Use a password manager for all of your accounts. No matter how authentic a site may appear, it will never submit your credentials into its fields since it verifies the page’s URL.
Install a reliable security program that includes a phishing-prevention module. This solution will also check the URL for you and immediately inform you if a page is hazardous.
Remember to use two-factor authentication. Anywhere you have the option, enable it, including on social media. A one-time code will then be delivered to you, not the attackers, preventing them from accessing your account even if they manage to steal your login information.
These are the general ways to protect from Browser in Browser Attacks. When it comes to businesses, they have a higher risk of exposing to this kind of threat, and the companies should be more aware of methods that help to protect from this kind of threat. Following are some tips to protect your business.
- Incorporating multi-factor authentication (MFA)
MFA, often known as multi-factor authentication, is a multi-layered security mechanism that confirms users’ identities before logins and other transactions. The user account will stay secure by utilizing multiple authentication layers, even if one is broken or rendered inoperable. A few instances of multi-factor authentication used in everyday situations include fingerprints, codes generated by smartphone apps, answers to personal security questions, codes delivered to an email address, etc.
By incorporating MFA into your security strategy, you can ensure your users’ identities are protected during browser attacks while providing strong security for your sensitive business data.
A very effective method of boosting security against BITB attacks is using software or even hardware tokens for dual identity verification.
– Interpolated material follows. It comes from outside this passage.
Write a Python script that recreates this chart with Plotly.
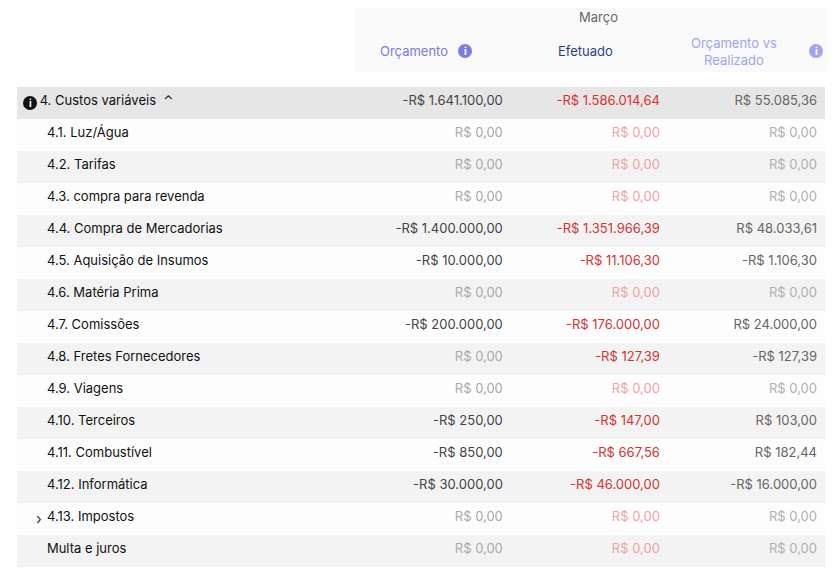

- Choosing risk-based authentication (RBA)
RBA is a technique for applying different levels of rigor to authentication procedures based on the risk that access to a particular system could be compromised. Authentication becomes increasingly stringent as the degree of danger rises.
Therefore, RBA automatically adds a second layer of authentication in a high-risk scenario like a BITB attack, protecting the user’s identity.
A cloud-based consumer identity and access management (CIAM) platform can implement risk-based authentication, limiting unwanted access even when consumers use single sign-on options.
- Zero trust architecture
The security idea of “zero trust” holds that businesses shouldn’t immediately trust any device or person, whether inside or outside their perimeters, and should carefully check everything before providing access.
In brief, the zero trust philosophy is based on the adage “don’t trust anyone.” This architecture disables all access points until sufficient validation, and mutual trust has been achieved.
Until the system confirms the identity of the person or device requesting access to the IP address, instrument, or storage, no access is granted.
We can protect our devices and information from these Browser attacks by relying on the above security methods.